Dataset section:
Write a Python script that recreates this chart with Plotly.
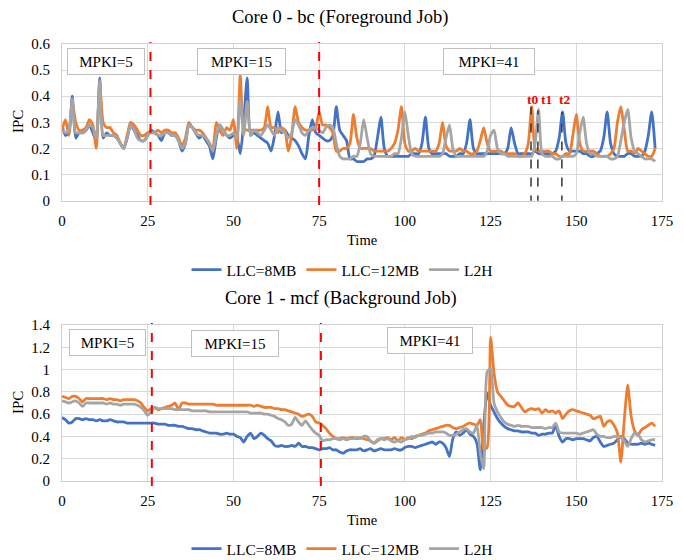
import plotly.graph_objects as go

# ---------------- data ----------------
time = list(range(0, 174))

core0_llc8 = [0.29,0.25,0.26,0.40,0.24,0.26,0.26,0.27,0.29,0.26,0.23,0.47,0.24,0.26,0.25,0.25,0.24,0.22,0.20,0.24,
              0.29,0.27,0.25,0.23,0.23,0.25,0.27,0.26,0.25,0.23,0.26,0.26,0.25,0.25,0.23,0.19,0.22,0.29,0.28,0.26,
              0.24,0.25,0.23,0.21,0.16,0.24,0.29,0.27,0.25,0.24,0.25,0.24,0.18,0.30,0.47,0.25,0.26,0.25,0.24,0.23,
              0.22,0.19,0.25,0.34,0.26,0.27,0.25,0.24,0.23,0.21,0.18,0.16,0.25,0.31,0.26,0.25,0.24,0.23,0.23,0.25,
              0.36,0.27,0.25,0.23,0.16,0.16,0.15,0.15,0.15,0.16,0.16,0.17,0.24,0.32,0.20,0.17,0.17,0.17,0.17,0.17,
              0.17,0.17,0.18,0.18,0.18,0.22,0.32,0.20,0.18,0.18,0.18,0.18,0.18,0.17,0.17,0.17,0.18,0.18,0.22,0.31,
              0.20,0.18,0.18,0.18,0.18,0.18,0.18,0.18,0.18,0.18,0.20,0.28,0.22,0.18,0.18,0.18,0.18,0.18,0.19,0.18,
              0.18,0.18,0.18,0.18,0.19,0.24,0.34,0.22,0.19,0.19,0.19,0.19,0.18,0.18,0.17,0.17,0.18,0.19,0.24,0.34,
              0.22,0.18,0.17,0.17,0.17,0.18,0.18,0.17,0.17,0.17,0.19,0.25,0.34,0.20]
core0_llc12 = [0.27,0.31,0.25,0.38,0.30,0.27,0.27,0.28,0.31,0.29,0.20,0.45,0.30,0.28,0.28,0.26,0.25,0.22,0.20,0.25,
               0.30,0.29,0.27,0.25,0.25,0.26,0.26,0.26,0.27,0.26,0.27,0.27,0.26,0.26,0.24,0.21,0.24,0.30,0.28,0.27,
               0.27,0.26,0.24,0.22,0.20,0.30,0.27,0.25,0.28,0.27,0.31,0.20,0.48,0.28,0.27,0.27,0.27,0.27,0.27,0.28,
               0.36,0.28,0.28,0.26,0.28,0.27,0.19,0.25,0.36,0.30,0.28,0.27,0.27,0.27,0.28,0.34,0.29,0.29,0.28,0.26,
               0.19,0.19,0.20,0.20,0.22,0.33,0.24,0.20,0.20,0.20,0.20,0.19,0.19,0.19,0.19,0.19,0.20,0.22,0.27,0.36,
               0.22,0.19,0.19,0.20,0.19,0.19,0.19,0.19,0.19,0.19,0.22,0.30,0.21,0.19,0.19,0.19,0.20,0.19,0.19,0.18,
               0.18,0.19,0.23,0.28,0.22,0.19,0.19,0.19,0.19,0.18,0.18,0.18,0.18,0.17,0.17,0.18,0.22,0.36,0.20,0.19,
               0.19,0.19,0.19,0.18,0.18,0.17,0.17,0.18,0.18,0.25,0.33,0.22,0.19,0.19,0.19,0.19,0.18,0.17,0.17,0.17,
               0.18,0.20,0.30,0.36,0.27,0.19,0.19,0.18,0.20,0.19,0.18,0.17,0.17,0.20]
core0_l2h = [0.27,0.26,0.27,0.39,0.26,0.26,0.26,0.27,0.29,0.28,0.24,0.46,0.25,0.25,0.25,0.25,0.24,0.22,0.20,0.24,
             0.29,0.27,0.24,0.23,0.23,0.25,0.26,0.26,0.25,0.25,0.26,0.26,0.25,0.25,0.23,0.20,0.22,0.29,0.28,0.26,
             0.25,0.25,0.24,0.22,0.19,0.25,0.29,0.27,0.25,0.25,0.26,0.24,0.39,0.25,0.38,0.25,0.27,0.26,0.25,0.27,
             0.29,0.27,0.25,0.28,0.27,0.26,0.24,0.26,0.31,0.29,0.26,0.25,0.27,0.28,0.28,0.27,0.26,0.28,0.29,0.28,
             0.22,0.17,0.16,0.16,0.16,0.17,0.17,0.22,0.31,0.24,0.18,0.17,0.17,0.17,0.17,0.17,0.17,0.18,0.18,0.24,
             0.34,0.25,0.18,0.17,0.17,0.17,0.17,0.17,0.17,0.17,0.17,0.18,0.24,0.29,0.20,0.17,0.17,0.17,0.17,0.17,
             0.17,0.17,0.17,0.17,0.19,0.25,0.27,0.20,0.18,0.18,0.17,0.17,0.17,0.17,0.17,0.17,0.17,0.17,0.22,0.35,
             0.18,0.17,0.17,0.17,0.16,0.16,0.17,0.17,0.17,0.17,0.18,0.26,0.32,0.22,0.18,0.18,0.17,0.17,0.17,0.17,
             0.16,0.16,0.17,0.23,0.30,0.35,0.24,0.19,0.18,0.17,0.16,0.16,0.16,0.15]

core1_llc8 = [0.57,0.55,0.52,0.53,0.56,0.56,0.55,0.56,0.55,0.55,0.54,0.55,0.54,0.54,0.55,0.54,0.53,0.53,0.53,0.52,
              0.52,0.52,0.52,0.52,0.52,0.52,0.52,0.52,0.51,0.51,0.51,0.50,0.50,0.50,0.49,0.49,0.48,0.47,0.47,0.46,
              0.46,0.45,0.44,0.43,0.43,0.43,0.42,0.42,0.43,0.42,0.42,0.40,0.39,0.35,0.40,0.43,0.38,0.40,0.43,0.41,
              0.38,0.36,0.32,0.31,0.32,0.31,0.31,0.32,0.31,0.34,0.31,0.31,0.30,0.30,0.29,0.28,0.29,0.29,0.30,0.28,
              0.28,0.26,0.25,0.27,0.28,0.28,0.28,0.29,0.27,0.28,0.29,0.27,0.28,0.29,0.28,0.28,0.28,0.29,0.28,0.28,
              0.30,0.31,0.31,0.30,0.31,0.32,0.33,0.34,0.35,0.33,0.35,0.34,0.30,0.22,0.38,0.44,0.41,0.43,0.46,0.42,
              0.40,0.34,0.10,0.50,0.79,0.68,0.62,0.56,0.52,0.49,0.47,0.46,0.45,0.45,0.44,0.44,0.44,0.43,0.43,0.41,
              0.42,0.42,0.43,0.43,0.50,0.40,0.35,0.38,0.38,0.37,0.38,0.38,0.38,0.37,0.36,0.39,0.40,0.35,0.31,0.32,
              0.33,0.34,0.37,0.40,0.38,0.34,0.33,0.33,0.33,0.34,0.33,0.34,0.33,0.32]
core1_llc12 = [0.76,0.75,0.74,0.76,0.76,0.74,0.71,0.74,0.74,0.74,0.74,0.74,0.74,0.73,0.74,0.73,0.73,0.72,0.73,0.73,
               0.73,0.73,0.72,0.70,0.66,0.63,0.65,0.66,0.64,0.65,0.66,0.67,0.68,0.70,0.64,0.70,0.70,0.69,0.69,0.69,
               0.69,0.69,0.69,0.69,0.69,0.68,0.68,0.68,0.68,0.68,0.68,0.68,0.68,0.68,0.68,0.68,0.67,0.68,0.67,0.66,
               0.66,0.66,0.65,0.65,0.64,0.64,0.63,0.62,0.61,0.60,0.58,0.59,0.60,0.58,0.53,0.52,0.50,0.47,0.43,0.40,
               0.38,0.38,0.39,0.38,0.39,0.39,0.38,0.39,0.38,0.37,0.36,0.34,0.36,0.38,0.38,0.39,0.37,0.39,0.36,0.39,
               0.37,0.39,0.38,0.40,0.41,0.42,0.43,0.45,0.46,0.47,0.48,0.49,0.50,0.50,0.48,0.47,0.48,0.49,0.51,0.52,
               0.51,0.50,0.55,0.28,0.30,1.29,0.97,0.80,0.76,0.72,0.68,0.67,0.67,0.70,0.66,0.62,0.64,0.65,0.64,0.65,
               0.61,0.64,0.62,0.63,0.61,0.63,0.56,0.60,0.63,0.64,0.63,0.62,0.61,0.60,0.59,0.56,0.57,0.58,0.49,0.53,
               0.54,0.50,0.43,0.17,0.55,0.86,0.58,0.45,0.41,0.46,0.48,0.50,0.52,0.49]
core1_l2h = [0.72,0.71,0.70,0.71,0.72,0.70,0.67,0.70,0.70,0.70,0.70,0.70,0.70,0.69,0.70,0.69,0.69,0.68,0.69,0.69,
             0.69,0.69,0.68,0.66,0.63,0.59,0.62,0.66,0.65,0.65,0.65,0.65,0.65,0.64,0.64,0.64,0.64,0.64,0.63,0.63,
             0.63,0.63,0.63,0.62,0.62,0.62,0.62,0.62,0.62,0.62,0.62,0.62,0.62,0.62,0.62,0.61,0.61,0.61,0.61,0.60,
             0.60,0.59,0.58,0.56,0.55,0.53,0.50,0.51,0.57,0.53,0.50,0.54,0.50,0.46,0.43,0.41,0.36,0.37,0.37,0.38,
             0.38,0.37,0.38,0.37,0.38,0.38,0.39,0.38,0.40,0.40,0.36,0.34,0.37,0.38,0.37,0.38,0.36,0.35,0.36,0.35,
             0.37,0.38,0.40,0.39,0.41,0.41,0.42,0.43,0.43,0.44,0.44,0.44,0.43,0.41,0.41,0.42,0.44,0.46,0.47,0.44,
             0.43,0.50,0.25,0.11,0.98,1.01,0.70,0.62,0.57,0.53,0.51,0.50,0.49,0.50,0.49,0.49,0.49,0.48,0.48,0.48,
             0.48,0.47,0.48,0.48,0.52,0.44,0.43,0.43,0.43,0.43,0.43,0.42,0.43,0.44,0.45,0.46,0.42,0.40,0.40,0.39,
             0.39,0.40,0.40,0.39,0.36,0.31,0.38,0.43,0.42,0.37,0.35,0.36,0.37,0.37]

series_names = ["LLC=8MB", "LLC=12MB", "L2H"]
series_colors = ["#4472C4", "#ED7D31", "#A5A5A5"]

phase_bounds_top = [25.8, 75]
phase_bounds_bottom = [26.2, 75.5]
phase_labels = ["MPKI=5", "MPKI=15", "MPKI=41"]
marker_times = [136.8, 138.8, 145.8]
marker_labels = ["t0", "t1", "t2"]
marker_tops = [0.36, 0.345, 0.34]

# ---------------- layout helpers ----------------
W, H = 684, 560
FONT = "Liberation Serif, Times New Roman, serif"


def fx(px):
    return px / W


def fy(py):
    return 1 - py / H


fig = go.Figure()

top_sets = [core0_llc8, core0_llc12, core0_l2h]
bot_sets = [core1_llc8, core1_llc12, core1_l2h]
for name, col, vals in zip(series_names, series_colors, top_sets):
    fig.add_trace(go.Scatter(x=time, y=vals, name=name, mode="lines",
                             line=dict(color=col, width=2.8, shape="spline", smoothing=0.6),
                             xaxis="x", yaxis="y", legend="legend"))
for name, col, vals in zip(series_names, series_colors, bot_sets):
    fig.add_trace(go.Scatter(x=time, y=vals, name=name, mode="lines",
                             line=dict(color=col, width=2.8, shape="spline", smoothing=0.6),
                             xaxis="x2", yaxis="y2", legend="legend2"))

axis_common = dict(showgrid=True, gridcolor="#d9d9d9", gridwidth=1, zeroline=False,
                   showline=True, linecolor="#d0d0d0", linewidth=1, mirror=True,
                   ticks="outside", tickcolor="rgba(0,0,0,0)", automargin=False,
                   tickfont=dict(family=FONT, size=15, color="#000"))

fig.update_layout(
    width=W, height=H,
    margin=dict(l=0, r=0, t=0, b=0, autoexpand=False),
    paper_bgcolor="white", plot_bgcolor="white",
    font=dict(family=FONT, color="#000"),
    xaxis=dict(domain=[fx(62), fx(662)], range=[0, 175], tick0=0, dtick=25, ticklen=6,
               anchor="y", **axis_common),
    yaxis=dict(domain=[fy(200.7), fy(44)], range=[0, 0.6], tick0=0, dtick=0.1, ticklen=8,
               anchor="x", **axis_common),
    xaxis2=dict(domain=[fx(62), fx(662)], range=[0, 175], tick0=0, dtick=25, ticklen=6,
                anchor="y2", **axis_common),
    yaxis2=dict(domain=[fy(481), fy(325)], range=[0, 1.4], tick0=0, dtick=0.2, ticklen=8,
                anchor="x2", **axis_common),
    legend=dict(orientation="h", x=0.5, xanchor="center", y=fy(270), yanchor="middle",
                font=dict(family=FONT, size=15.5), itemwidth=30, tracegroupgap=0,
                bgcolor="rgba(0,0,0,0)"),
    legend2=dict(orientation="h", x=0.5, xanchor="center", y=fy(549), yanchor="middle",
                 font=dict(family=FONT, size=15.5), itemwidth=30, tracegroupgap=0,
                 bgcolor="rgba(0,0,0,0)"),
)

ann = []


def add_text(text, px, py, size, **kw):
    d = dict(text=text, x=fx(px), y=fy(py), xref="paper", yref="paper", showarrow=False,
             xanchor="center", yanchor="middle", font=dict(family=FONT, size=size,
                                                           color=kw.pop("color", "#000")))
    d.update(kw)
    ann.append(d)


# titles
add_text("Core 0 - bc (Foreground Job)", 340, 17, 18.5)
add_text("Core 1 - mcf (Background Job)", 341, 298, 18.5)
# axis titles
for yy in (122, 403):
    add_text("IPC", 18, yy, 15, textangle=-90)
for yy in (240, 520):
    add_text("Time", 362, yy, 14.5)

# phase boxes (centre x, centre y, width)
top_boxes = [(106, 61, 70), (241.5, 61, 81), (489, 61.5, 84)]
bot_boxes = [(107.5, 342, 69), (235, 343.5, 80), (430, 340.5, 78)]
for (cx, cy, w), lab in zip(top_boxes + bot_boxes, phase_labels + phase_labels):
    add_text(lab, cx, cy, 15, width=w, height=19, align="center", bgcolor="white",
             bordercolor="#bfbfbf", borderwidth=1, borderpad=3)

# t0 t1 t2 labels
for lab, px in zip(marker_labels, (532, 546.5, 564.5)):
    add_text("<b>%s</b>" % lab, px, 99, 13.5, color="#ff0000")
fig.update_layout(annotations=ann)

shapes = []
for b in phase_bounds_top:
    shapes.append(dict(type="line", xref="x", yref="paper", x0=b, x1=b, y0=fy(205), y1=fy(42),
                       line=dict(color="#ff0000", width=2, dash="dash")))
for b in phase_bounds_bottom:
    shapes.append(dict(type="line", xref="x2", yref="paper", x0=b, x1=b, y0=fy(486), y1=fy(323),
                       line=dict(color="#ff0000", width=2, dash="dash")))
for tx, top in zip(marker_times, marker_tops):
    shapes.append(dict(type="line", xref="x", yref="y", x0=tx, x1=tx, y0=-0.015, y1=top,
                       line=dict(color="#333333", width=1.5, dash="dash")))
fig.update_layout(shapes=shapes)

fig.write_html("out.html", config={"displayModeBar": False},
               post_script="document.body.style.margin='0';document.body.style.overflow='hidden';")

Goal of the exercise:
Restate the data word for word from its first line through the line with "time = list(range(0, 174))", leaving out any picture along the way.

Reply:
Write a Python script that recreates this chart with Plotly.
import plotly.graph_objects as go

# ---------------- data ----------------
time = list(range(0, 174))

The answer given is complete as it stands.